Watak kultural ini sama sekali belum mempunyai muatan ideologis,
meski kecerdasan akan kesatuan sebagai bangsa telah muncul. Wawasan kebangsaan
yang dimiliki SI sejak dini perjuangan merupakan benang merah yang senantiasa
ada dalam perjuangan organisasi masyarakat dan partai politik yang muncul
dengan bendera Islam hingga kini.
Pada kenyataannya, muatan wawasan kebangsaan memang lebih dahulu
muncul daripada aspirasi ideologis Islam. Kelahiran organisasi Islam seperti
Muhammadiyah dan Nahdlatul Ulama dan lain-lain pada mulanya merupakan gerakan
kultural. Politik masih mempunyai arti yang luas sebagai upaya bersama untuk
mencerdaskan umat, membangun kesejahteraan mereka, dan mengupayakan
pemasyarakatan ajaran-ajaran Islam, dan karena itu keterlibatan mereka dalam
suatu kerangka kebangsaan semata-mata ingin menghilangkan penjajahan.
Setelahnya umat muslim Indonesia seperti kehilangan arah
perjuangannya. Para tokohnya seakan belomba mengumpulkan dukungan para ummat.

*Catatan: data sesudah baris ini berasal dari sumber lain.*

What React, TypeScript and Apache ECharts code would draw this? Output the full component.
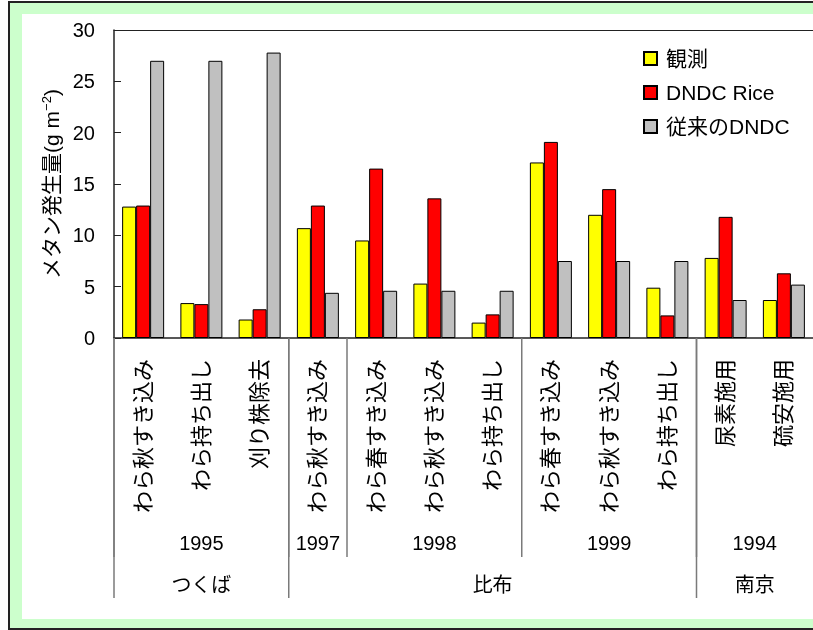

Tidak seperti yang dilakukan oleh para tokoh nasionalis yang terus konsisten
berjuang memenangkan hati rakyat untuk diajak bersama-sama mengumandangkan
'kemerdekaan", para tokoh Islam selalu sibuk dengan mempertentangkan
perbedaan-perbedaan fiqih. Jalan yang dibangun oleh para pendahulu SI,
Muhammadiyah dan NU seakan tidak pernah mencapai tujuannya. Muhammadiyah dan NU
yang hingga saat ini sebagai representasi dari umat muslim Indonesia belum
mampu menjadi "wakil rakyat" terhadap kepentingan berpolitik ummat.

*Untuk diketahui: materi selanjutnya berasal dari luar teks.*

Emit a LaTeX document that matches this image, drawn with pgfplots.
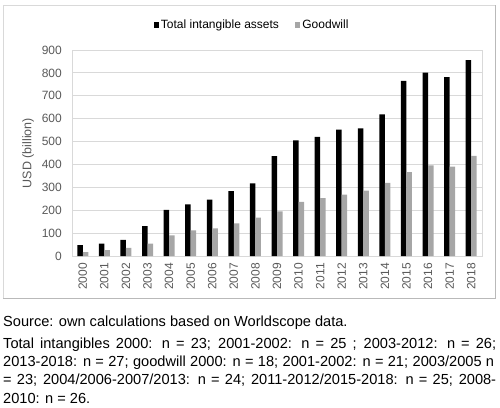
\documentclass[border=0pt]{standalone}
\usepackage{pgfplots}
\pgfplotsset{compat=1.18}
\usepackage{fontspec}
\setmainfont{Liberation Sans}
\definecolor{tickgray}{RGB}{89,89,89}
\definecolor{gridgray}{RGB}{217,217,217}
\definecolor{barblack}{RGB}{0,0,0}
\definecolor{bargray}{RGB}{166,166,166}
\definecolor{framegray}{RGB}{217,217,217}
\begin{document}
\begin{tikzpicture}
\path[use as bounding box] (0,0) rectangle (500bp,-408bp);
\draw[framegray, line width=0.9bp] (3bp,-5bp) rectangle (495bp,-298bp);
\draw[gray!55, line width=1.2bp] (495.5bp,-5bp) -- (495.5bp,-298.5bp) -- (3bp,-298.5bp);
\begin{axis}[
  at={(72bp,-256bp)}, anchor=south west,
  scale only axis, width=410bp, height=206bp,
  xmin=-0.5, xmax=18.5, ymin=0, ymax=900,
  ybar=0pt, bar width=5.5bp,
  xtick={0,...,18},
  xticklabels={2000,2001,2002,2003,2004,2005,2006,2007,2008,2009,2010,2011,2012,2013,2014,2015,2016,2017,2018},
  ytick={0,100,...,900},
  major tick length=0pt,
  ymajorgrids, grid style={draw=gridgray, line width=0.8bp},
  axis line style={draw=gridgray, line width=0.8bp},
  tick label style={font=\fontsize{12bp}{14bp}\selectfont, text=tickgray},
  /pgf/number format/assume math mode=true,
  yticklabel style={anchor=east, inner sep=0pt, xshift=-10bp},
  xticklabel style={yshift=-7bp, rotate=90, anchor=east, inner sep=0pt},
  ylabel={USD (billion)},
  ylabel style={font=\fontsize{12.5bp}{14bp}\selectfont, text=tickgray, at={(axis description cs:-0.107,0.5)}, anchor=center, rotate=0},
  legend columns=2,
  legend style={draw=none, fill=none, at={(axis description cs:0.439,1.121)}, anchor=center,
    font=\fontsize{12bp}{14bp}\selectfont, text=black,
    /tikz/every even column/.append style={column sep=14bp}},
  legend image code/.code={\fill[#1] (0bp,-2.7bp) rectangle (5.4bp,2.7bp);},
]
\addplot[fill=barblack, draw=none] coordinates {
(0,48) (1,54) (2,70) (3,131) (4,201) (5,226) (6,246) (7,284) (8,317) (9,436)
(10,505) (11,521) (12,552) (13,558) (14,619) (15,765) (16,801) (17,782) (18,856)};
\addlegendentry{Total intangible assets}
\addplot[fill=bargray, draw=none] coordinates {
(0,17) (1,26) (2,36) (3,54) (4,90) (5,112) (6,121) (7,143) (8,168) (9,195)
(10,237) (11,253) (12,268) (13,286) (14,319) (15,366) (16,396) (17,390) (18,438)};
\addlegendentry{Goodwill}
\end{axis}
\begin{scope}[every node/.style={inner sep=0pt, anchor=base west, font=\fontsize{14.6bp}{18bp}\selectfont}]
\node at (3bp,-326bp) {Source: own calculations based on Worldscope data.};
\node at (3bp,-348.2bp) {\makebox[493bp][s]{Total intangibles 2000: n = 23; 2001-2002: n = 25 ; 2003-2012: n = 26;}};
\node at (3bp,-366.5bp) {\makebox[491bp][s]{2013-2018: n = 27; goodwill 2000: n = 18; 2001-2002: n = 21; 2003/2005 n}};
\node at (3bp,-384.8bp) {\makebox[493bp][s]{= 23; 2004/2006-2007/2013: n = 24; 2011-2012/2015-2018: n = 25; 2008-}};
\node at (3bp,-403bp) {2010: n = 26.};
\end{scope}
\end{tikzpicture}
\end{document}
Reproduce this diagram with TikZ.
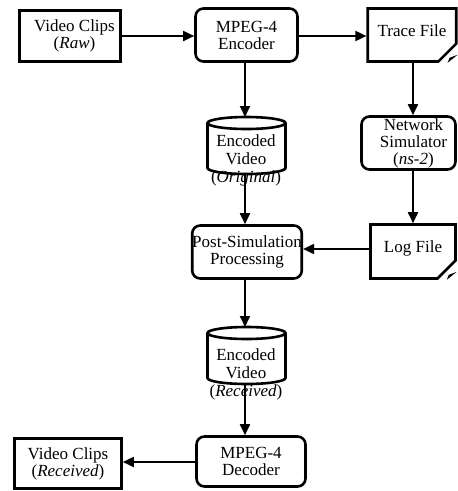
\documentclass[tikz,border=0pt]{standalone}
\usepackage{fontspec}
\setmainfont{Liberation Serif}
\usetikzlibrary{arrows.meta,shapes.misc,calc}
\begin{document}
\begin{tikzpicture}[x=1pt,y=-1pt,
  box/.style={draw,line width=2.6pt,inner sep=0pt,align=center,
    font=\fontsize{17}{17}\selectfont},
  rbox/.style={box,rounded corners=8pt},
  docbox/.style={box,chamfered rectangle,chamfered rectangle corners=south east,
    chamfered rectangle xsep=10pt,chamfered rectangle ysep=8pt},
  cyltext/.style={inner sep=0pt,align=center,font=\fontsize{17}{18}\selectfont},
  arr/.style={line width=1.8pt,-{Triangle[length=11pt,width=10pt]}}]
\useasboundingbox (0,0) rectangle (458,491);

% boxes
\node[box,minimum width=101pt,minimum height=51pt,font=\fontsize{17}{15}\selectfont] (vcraw) at (70,36) {\hspace*{9pt}Video Clips\\\hspace*{9pt}(\textit{Raw})};
\node[rbox,minimum width=102pt,minimum height=53pt] (enc) at (246.5,35) {MPEG-4\\Encoder};
\node[docbox,minimum width=85pt,minimum height=53pt,text height=11.6pt,text depth=8.2pt] (trace) at (412,35) {Trace File};
\node[rbox,minimum width=94pt,minimum height=53pt] (ns) at (408.5,143) {\hspace*{10pt}Network\\\hspace*{10pt}Simulator\\\hspace*{10pt}(\textit{ns-2})};
\node[rbox,minimum width=103pt,minimum height=53pt] (post) at (247,252) {Post-Simulation\\Processing};
\node[docbox,minimum width=85pt,minimum height=54pt,text height=11.6pt,text depth=10.6pt] (log) at (413,251.5) {Log File};
\node[rbox,minimum width=109pt,minimum height=50pt] (dec) at (251,461.5) {MPEG-4\\Decoder};
\node[box,minimum width=107pt,minimum height=50pt] (vcrec) at (68,463.5) {Video Clips\\(\textit{Received})};

% folds of document shapes
\fill ($(trace.east |- trace.south)+(-10,0)$) -- ($(trace.east |- trace.south)+(0,-8)$) -- ($(trace.east |- trace.south)+(-8,-5)$) -- cycle;
\fill ($(log.east |- log.south)+(-10,0)$) -- ($(log.east |- log.south)+(0,-8)$) -- ($(log.east |- log.south)+(-8,-5)$) -- cycle;

% cylinders
\draw[line width=2.6pt] (207.5,123) -- (207.5,168) arc[start angle=180,end angle=360,x radius=39,y radius=-6] -- (285.5,123);
\draw[line width=2.6pt] (246.5,123) ellipse[x radius=39,y radius=6];
\coordinate (cyl1top) at (245,117);
\coordinate (cyl1bot) at (245,174);
\node[cyltext] (cyl1t) at (246,160.9) {Encoded\\Video\\(\textit{Original})};

\draw[line width=2.6pt] (207.5,333) -- (207.5,378) arc[start angle=180,end angle=360,x radius=39,y radius=-6] -- (285.5,333);
\draw[line width=2.6pt] (246.5,333) ellipse[x radius=39,y radius=6];
\coordinate (cyl2top) at (245,327);
\coordinate (cyl2bot) at (245,384);
\node[cyltext] (cyl2t) at (246,374.5) {Encoded\\Video\\(\textit{Received})};

% connectors
\draw[arr] (vcraw.east |- 0,36) -- (enc.west |- 0,36);
\draw[arr] (enc.east |- 0,36) -- (trace.west |- 0,36);
\draw[arr] (enc.south -| cyl1top) -- (cyl1top);
\draw[arr] (trace.south -| 413,0) -- (ns.north -| 413,0);
\draw[arr] (cyl1bot) -- (cyl1bot |- post.north);
\draw[arr] (ns.south -| log.north) -- (log.north);
\draw[arr] (log.west |- 0,249) -- (post.east |- 0,249);
\draw[arr] (post.south -| cyl2top) -- (cyl2top);
\draw[arr] (cyl2bot) -- (cyl2bot |- dec.north);
\draw[arr] (dec.west |- 0,462) -- (vcrec.east |- 0,462);
\end{tikzpicture}
\end{document}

Seharusnya umat muslim Indonesia harus sudah keluar dari
bayang-bayang perbedaan fiqih diantara sesamanya. Kehidupan berbangsa dan
bernegara dengan berlandaskan syariat Islam akan jauh lebih penting untuk
diperjuangkan bersama-sama sebagai kesatuan umat muslim. Pada era ini, pilkada
Jakarta sebagai sebuah barometer kekuatan politik Islam sesungguhnya. Jika umat
muslim kalah dalam kontestasi ini, maka akan sangat sulit membangkitkan
kesadara politik Islam pada umat muslim.